Prof. Hugh Hansen – Director
Hugh C. Hansen teaches courses in U.S. and EU intellectual property law. For 25 years he also taught U.S. constitutional law.
Professor Hansen is the founder and director of the Fordham Intellectual Property Law Institute and the Fordham Annual Conference on Intellectual Property Law and Policy, now in its nineteenth year. Managing Intellectual Property magazine has denominated him as one of the 50 most influential people in IP in the world.
After graduation from Georgetown Law School where he was a member of the Law Journal, Prof. Hansen clerked for Judge Inzer B. Wyatt in the Southern District of New York and Judge Murray I. Gurfein in the Court of Appeals for the Second Circuit. He was also a litigation associate with Dewey Ballantine and an Assistant United States Attorney in the criminal division of the Southern District of New York. Since coming to Fordham, Prof. Hansen has served numerous times as a consultant or expert witness in intellectual property litigations in U.S., Europe and the European Commission. He has also been the lead counsel in copyright and trademark actions.
Prof. Hansen speaks frequently on U.S. and international intellectual property law in the United States, Europe and Asia. He delivered the 30th Annual Brace Lecture of the Copyright Society of the U.S.A. entitled “Copyright and the Culture of the Public Domain: A Critical Analysis.” He delivered the Herchel Smith Public Lecture in Intellectual Property Law at Queen Mary, University of London entitled “A Legal Realist Analysis of U.S. Trademark Law with Comparisons to Recent Developments in the European Union.”
Under the auspices of the Intellectual Property Research Institute of Australia (IPRIA), Prof. Hansen gave a series of addresses on aspects of intellectual property law at universities in Melbourne, Canberra, Brisbane and Sydney. In Japan he addressed U.S. and international Intellectual property law issues in addresses in Tokyo, Osaka, Kyoto, Fukuoka and Nagoya in academic, governmental and think-tank settings. He was a visiting professor at Melbourne University and a visiting professorial fellow at Queen Mary Research Institute in London.
Prof. Hansen has been quoted often in the media including The Economist, New York Times, Washington Post and Wall Street Journal, and has appeared on 20/20 (ABC), CNN, WABC, WNBC and On the Media (NPR).
Prof. Hansen is the author of New York Intellectual Property Law (LexisNexis 2010), the editor of International Intellectual Property Law and Policy, Volumes 1-7 (Juris Publications) Volumes 10 & 11 (Hart Publishing), and U.S. Intellectual Property Law and Policy (2006) (Edward Elgar Publishing, UK).

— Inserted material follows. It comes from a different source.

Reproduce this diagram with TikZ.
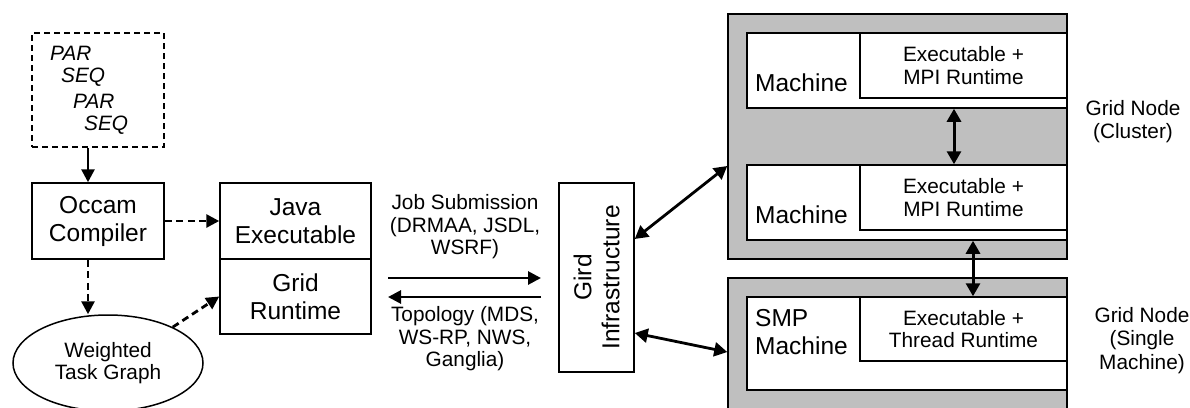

Dr. Sandra Sherman – Assistant Director
Sandra is a graduate of the University of Pennsylvania Law School, and completed an LL.M in Intellectual Property Law and Information Technology at Fordham cum laude in December, 2008. She also holds a Ph.D. in English from Penn. Sandra was an attorney for several years in the U.S. Department of Energy, where she specialized in international and administrative law, and has held legal positions in the Justice Department and Department of State. Before joining the Institute, she was a professor at the University of Arkansas and Georgia State University, where she specialized in 18th century British literature and culture. She was President of the South Central Society for Eighteenth-Century Studies.

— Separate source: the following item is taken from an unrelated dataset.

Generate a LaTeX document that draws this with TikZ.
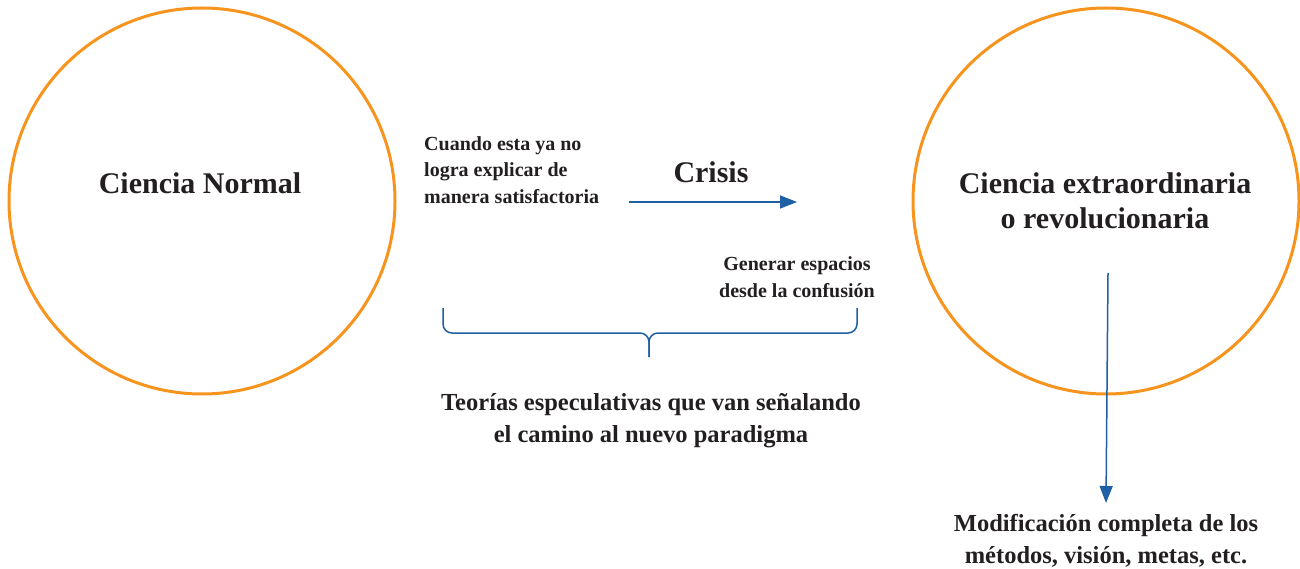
\documentclass[tikz,border=0pt]{standalone}
\usepackage{fontspec}
\setmainfont{Liberation Serif}
\usetikzlibrary{arrows.meta}
\definecolor{ringorange}{HTML}{F7941D}
\definecolor{arrowblue}{HTML}{1F5FA3}
\definecolor{txt}{HTML}{231F20}
\tikzset{
  ring/.style={circle, draw=ringorange, line width=3pt, minimum size=386pt, inner sep=0pt},
  bigtxt/.style={font=\bfseries\fontsize{30}{35}\selectfont, text=txt, align=center, inner sep=0pt},
  midtxt/.style={font=\bfseries\fontsize{24.5}{32}\selectfont, text=txt, align=center, inner sep=0pt},
  smalltxt/.style={font=\bfseries\fontsize{20}{26.5}\selectfont, text=txt, inner sep=0pt},
  conn/.style={draw=arrowblue, line width=1.5pt, -{Triangle[length=17pt,width=13pt]}},
  bracepath/.style={draw=arrowblue, line width=1.5pt, rounded corners=9pt}
}
\begin{document}
\begin{tikzpicture}[x=1pt,y=-1pt]
\useasboundingbox (0,0) rectangle (1300,569);
\node[ring] (left) at (202,201) {};
\node[ring] (right) at (1106,201) {};
\node[bigtxt] (cn) at (200,183) {Ciencia Normal};
\node[bigtxt] (ce) at (1105,201) {Ciencia extraordinaria\\o revolucionaria};
\node[smalltxt, anchor=west, align=left] (cuando) at (424,170) {Cuando esta ya no\\logra explicar de\\manera satisfactoria};
\node[bigtxt] (crisis) at (711,172) {Crisis};
\node[smalltxt, align=center] (gen) at (797,277) {Generar espacios\\desde la confusión};
\node[midtxt] (teo) at (651,421) {Teorías especulativas que van señalando\\el camino al nuevo paradigma};
\node[midtxt] (mod) at (1106,541) {Modificación completa de los\\métodos, visión, metas, etc.};
\coordinate (h1) at (629,202);
\coordinate (h2) at (797,202);
\draw[conn] (h1) -- (h2);
\coordinate (v1) at (1108,273);
\coordinate (v2) at (1106,503);
\draw[conn] (v1) -- (v2);
\coordinate (bl) at (443,308);
\coordinate (br) at (857,308);
\coordinate (bm) at (649,333);
\coordinate (bt) at (649,357);
\draw[bracepath] (bl) |- (bm) -- (bt);
\draw[bracepath] (br) |- (bm) -- (bt);
\end{tikzpicture}
\end{document}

Sandra is the author of four books, including Finance and Fictionality in the Early Eighteenth Century: Accounting for Defoe (Cambridge U.P., 1996), and Imagining Poverty: Quantification and the Decline of Paternalism (Ohio State U.P., 2001). She is also author of over 60 articles on literature, economics, and culinary history, and has lectured around the world. Her latest book is Invention of the Modern Cookbook (May, 2010). She is an Adjunct Professor of English at Fordham, teaching courses on literary history and Advanced Composition, and an Adjunct Professor at the Law School, where she is teaching a course on the development of Copyright theory.
Sandra has received fellowships from the National Endowment for the Humanities and the Andrew Mellon Foundation. She was a Visiting Fellow of Lucy Cavendish College, Cambridge University, and the Institute for Research in the Humanities, University of Wisconsin-Madison. She was a Visiting Scholar at Harvard.